The present invention relates generally to devices for spacing overhead parallel conductors, and particularly to a rigid bar device adapted to be clamped to and between the conductors by resilient metal clips in a simple and economical manner.
Since the beginning of the use of spacers for spacing the subconductors of overhead conductor bundles, the spacers have generally employed clamps having threaded bolts to attach each spacer to the subconductors. The use of bolts has presented the problem of determining whether or not the bolts are in fact tight and the clamps thus properly secured to the conductors. For the person inspecting the spacer and clamps, the bolt and clamps might appear tightly installed but in reality, they might be quite loose such that the clamp on the conductor wears the conductor before the spacing device eventually falls from the line.
On the other hand, the lineman installing the spacer might overtighten the bolt, which can leave the bolt in a partially fractured condition. As soon as certain loads are placed on the spacer, such as might occur with strong winds and/or substantial motions of the conductor, the bolt breaks leaving the clamp loose (again) on the conductor. A partial solution to the problem of overtightening has been the use of a bolt with a breakaway head. When the bolt is tightened to a designated torque, the head shears off thus furnishing the personnel installing the sapcer with an obvious indication of correct installation torque. Also, it provides ease of inspection from the ground, as the inspector would have only to visually determine that the breakaway head was in fact missing.
The breakaway head did not, however, wholly solve the problem of quick and accurate determination of whether or not a spacer clamp was properly secured and bolted to its associated conductor. Occasionally, the tapped hole in the casting of the clamp was under tolerance or simply had faulty threads. The bolt also might be in similar condition, and the threads of the bolt or the casting might have foreign matter on them. The installer, under these conditions, tightens the bolt, shears off the breakaway head, with the bolt having little, if any, tension in securing the clamp to the conductor.
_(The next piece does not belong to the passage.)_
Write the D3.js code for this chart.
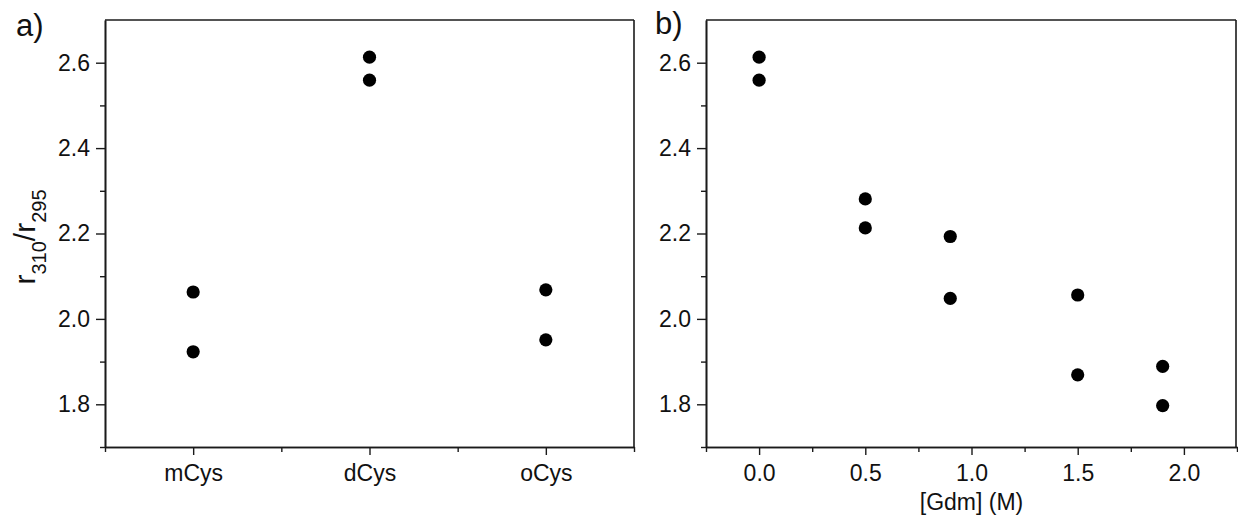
<!DOCTYPE html>
<html>
<head>
<meta charset="utf-8">
<script src="https://cdn.jsdelivr.net/npm/d3@7"></script>
<style>
  body { margin: 0; background: #fff; }
  svg { display: block; font-family: Arial, "Liberation Sans", sans-serif; }
</style>
</head>
<body>
<svg id="chart" width="1238" height="518"></svg>
<script>
// panel a: cysteine forms
var categories = ["mCys", "dCys", "oCys"];
var cysRun1 = [2.063, 2.613, 2.068];
var cysRun2 = [1.923, 2.559, 1.951];

// panel b: guanidinium concentration (M)
var gdm = [0.0, 0.5, 0.9, 1.5, 1.9];
var gdmRun1 = [2.613, 2.281, 2.193, 2.056, 1.889];
var gdmRun2 = [2.559, 2.213, 2.048, 1.869, 1.797];

var yTicks = [1.8, 2.0, 2.2, 2.4, 2.6];
var yMinor = [1.7, 1.9, 2.1, 2.3, 2.5];
var gdmTicks = [0.0, 0.5, 1.0, 1.5, 2.0];
var gdmMinor = [-0.25, 0.25, 0.75, 1.25, 1.75, 2.25];

var svg = d3.select("#chart");
var plotTop = 20, plotBottom = 447;
var ink = "#1a1a1a";

var y = d3.scaleLinear().domain([1.7, 2.7]).range([plotBottom, plotTop]);

function frame(g, x0, x1) {
  g.append("line").attr("x1", x0).attr("x2", x1).attr("y1", plotTop).attr("y2", plotTop);
  g.append("line").attr("x1", x1).attr("x2", x1).attr("y1", plotTop).attr("y2", plotBottom);
  g.selectAll("line").attr("stroke", ink).attr("stroke-width", 1.6);
}

function styleAxis(g) {
  g.select(".domain").attr("stroke", ink).attr("stroke-width", 1.6);
  g.selectAll(".tick line").attr("stroke", ink).attr("stroke-width", 1.4);
  g.selectAll(".tick text").attr("fill", "#111").style("font-size", "23px")
    .style("font-family", "Arial, 'Liberation Sans', sans-serif");
}

function yAxes(x0) {
  var gMin = svg.append("g").attr("transform", "translate(" + x0 + ",0)")
    .call(d3.axisLeft(y).tickValues(yMinor).tickSize(5).tickSizeOuter(0).tickFormat(""));
  styleAxis(gMin);
  var g = svg.append("g").attr("transform", "translate(" + x0 + ",0)")
    .call(d3.axisLeft(y).tickValues(yTicks).tickSize(9).tickSizeOuter(0).tickPadding(6)
      .tickFormat(d3.format(".1f")));
  styleAxis(g);
}

function dots(x, xs, ys) {
  svg.append("g").selectAll("circle")
    .data(xs.map(function(d, i) { return [d, ys[i]]; }))
    .enter().append("circle")
      .attr("cx", function(d) { return x(d[0]); })
      .attr("cy", function(d) { return y(d[1]); })
      .attr("r", 6.6)
      .attr("fill", "#000");
}

// ---- panel a ----
var xa = d3.scaleLinear().domain([0.5, 3.5]).range([105, 634]);
frame(svg.append("g"), 105, 634);
var gaMin = svg.append("g").attr("transform", "translate(0," + plotBottom + ")")
  .call(d3.axisBottom(xa).tickValues([0.5, 1.5, 2.5, 3.5]).tickSize(5).tickSizeOuter(0).tickFormat(""));
styleAxis(gaMin);
var ga = svg.append("g").attr("transform", "translate(0," + plotBottom + ")")
  .call(d3.axisBottom(xa).tickValues([1, 2, 3]).tickSize(8).tickSizeOuter(0).tickPadding(10)
    .tickFormat(function(d) { return categories[d - 1]; }));
styleAxis(ga);
yAxes(105);
dots(xa, [1, 2, 3], cysRun1);
dots(xa, [1, 2, 3], cysRun2);

svg.append("text").attr("x", 16).attr("y", 36)
  .style("font-size", "31px").attr("fill", "#111").text("a)");

var yt = svg.append("text")
  .attr("transform", "translate(35,237) rotate(-90)")
  .attr("text-anchor", "middle")
  .style("font-size", "30px").attr("fill", "#111");
yt.append("tspan").text("r");
yt.append("tspan").attr("baseline-shift", "sub").style("font-size", "20px").text("310");
yt.append("tspan").text("/r");
yt.append("tspan").attr("baseline-shift", "sub").style("font-size", "20px").text("295");

// ---- panel b ----
var xb = d3.scaleLinear().domain([-0.25, 2.25]).range([706, 1237]);
frame(svg.append("g"), 706, 1236);
var gbMin = svg.append("g").attr("transform", "translate(0," + plotBottom + ")")
  .call(d3.axisBottom(xb).tickValues(gdmMinor).tickSize(5).tickSizeOuter(0).tickFormat(""));
styleAxis(gbMin);
var gb = svg.append("g").attr("transform", "translate(0," + plotBottom + ")")
  .call(d3.axisBottom(xb).tickValues(gdmTicks).tickSize(8).tickSizeOuter(0).tickPadding(10)
    .tickFormat(d3.format(".1f")));
styleAxis(gb);
yAxes(706);
dots(xb, gdm, gdmRun1);
dots(xb, gdm, gdmRun2);

svg.append("text").attr("x", 655).attr("y", 34)
  .style("font-size", "31px").attr("fill", "#111").text("b)");

svg.append("text").attr("x", xb(1.0)).attr("y", 510)
  .attr("text-anchor", "middle")
  .style("font-size", "23px").attr("fill", "#111").text("[Gdm] (M)");
</script>
</body>
</html>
The result, again, is a loose clamp and, eventually, a damaged conductor.
In addition to the above problems, an inadequate clamp design can result in properly installed bolts working loose. The conductor to which the bolt is attached, being subject to changing temperatures, expands and contracts. If the total area of the clamp bearing on the conductor is inadequate, the conductor material is compressed to a degree that the bolts of the clamps are allowed to work loose since such compression can result in the loss of considerable tension on the bolts of the clamps.
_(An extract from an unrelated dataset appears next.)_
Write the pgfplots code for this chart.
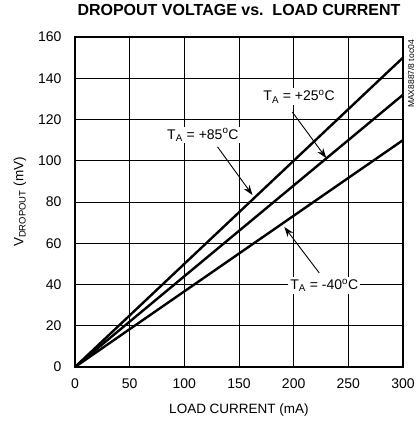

Further, there have even been instances when installers have failed to break off any of the breakaway heads of clamp bolts on entire sections of a transmission line, and inspectors have failed to observe such a condition.
Because of these problems with bolted clamps, purchasers of such clamps, such as power and transmission line companies, have opted for conductor clamping devices that do not use threaded bolts.
A device for spacing overhead conductors that does not require threaded bolts is shown in the U.S. Gill et al Pat. No. 2,915,580. This device comprises two cast bars having opposed pins and pin receiving holes in the bars, as well as dove-tail slots for receiving dove-tail keys to secure the bars together. It will be noted that to install such a device, an application of forces directed at 90.degree. to each other is required to compress the bars on the conductors and to insert the dove-tail keys into the slots in the bars. Under severe conditions, and operating from a cart suspended from the conductors high above the ground, the application of such perpendicular forces might not be easily accomplished in the process of installing the Gill spacer.
In addition, the keys of the Gill structure might appear, from the ground, to be fully inserted and secure within the bar slots but in fact they may not be fully inserted and secure. For this reason, the degree of assurance of proper attachment is similar to that of the bolted structures discussed above.
Another device for spacing overhead conductors that does not require the use of threaded bolts is shown in U.S. Torr Pat. No. 3,161,721. The Torr device utilizes a pin extending through two half portions of a conductor clamp, the pin having at one of its ends a head for engaging one clamping half and a transverse cotter extending through the pin to overlie the other clamping half when the clamping halves are disposed in clamping position. While avoiding certain of the above-discussed problems associated with threaded bolts, the structure of Torr requires certain manufacturing steps and costs and is susceptible to only partial securance of the clamp to the conductor so that a thoroughly doubt-free clamping mechanism is still needed in the conductor spacing art.